We can implement this behavior in our NewDict class above as follows:

class NewDict(dict): 
    
    def __setitem__(self, key, value):
        if not (key.startswith('pore') or key.startswith('throat')):
            raise Exception('Key must start with either pore, or throat')
        super().__setitem__(key, value)
dnew = NewDict()
try:
    dnew['foo.test'] = 1.0
except Exception as e:
    print(e)
dnew['pore.test'] = 1.0
print(dnew.keys())
Key must start with either pore, or throat
dict_keys(['pore.test'])

Another useful feature of subclassing dicts is the ability to add new functions, not just overwriting the old ones.
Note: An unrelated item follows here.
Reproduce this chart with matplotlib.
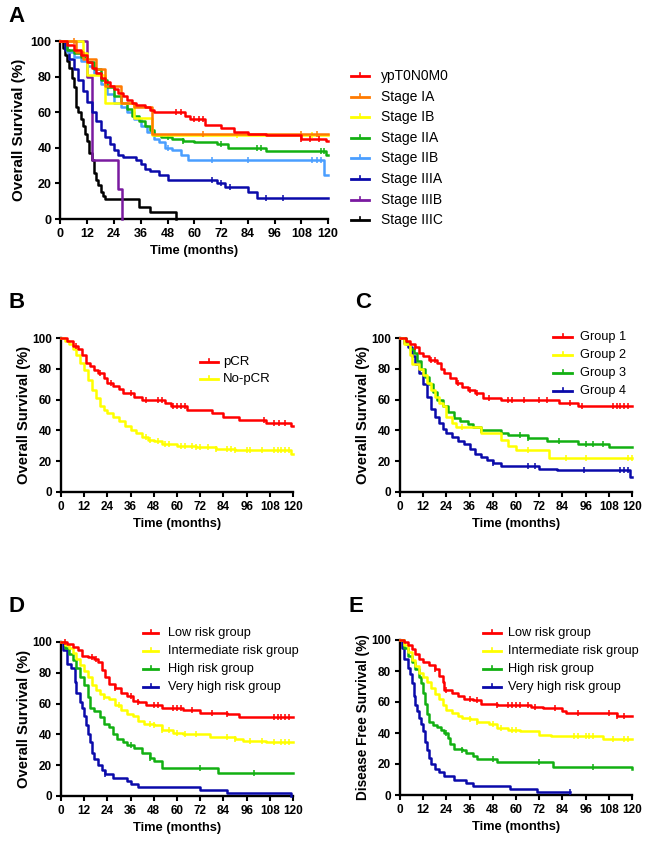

Let’s add a method that prints all the pore properties, but not the throat properties:

class NewDict(dict): 
    
    def __setitem__(self, key, value):
        if not (key.startswith('pore') or key.startswith('throat')):
            raise Exception('Key must start with either pore, or throat')
        super().__setitem__(key, value)
    
    def poreprops(self):
        print('The following pore properties were found:')
        for item in self.keys():
            if item.startswith('pore'):
                print('-> ' + item)
dnew = NewDict()
dnew['pore.test'] = 1.0
dnew['pore.bar'] = 100
dnew['throat.blah'] = 2.0
dnew.poreprops()
The following pore properties were found:
-> pore.test
-> pore.bar

And finally, you can add attributes to a subclassed dict, such as a name:

dnew.name = 'bob'
print(dnew.name)
bob

You can also add other dictionaries!

dnew.settings = {}
dnew.settings['name'] = 'bob'
print(dnew.settings)
{'name': 'bob'}

So in summary, dicts are extremely versatile and handy “data containers”. You can alter their built-in behavior to do things like enforcing that all data are numpy arrays; you can add new methods the allow users interact with the data in specific ways; and you can add data attributes to help users get quick access to needed information.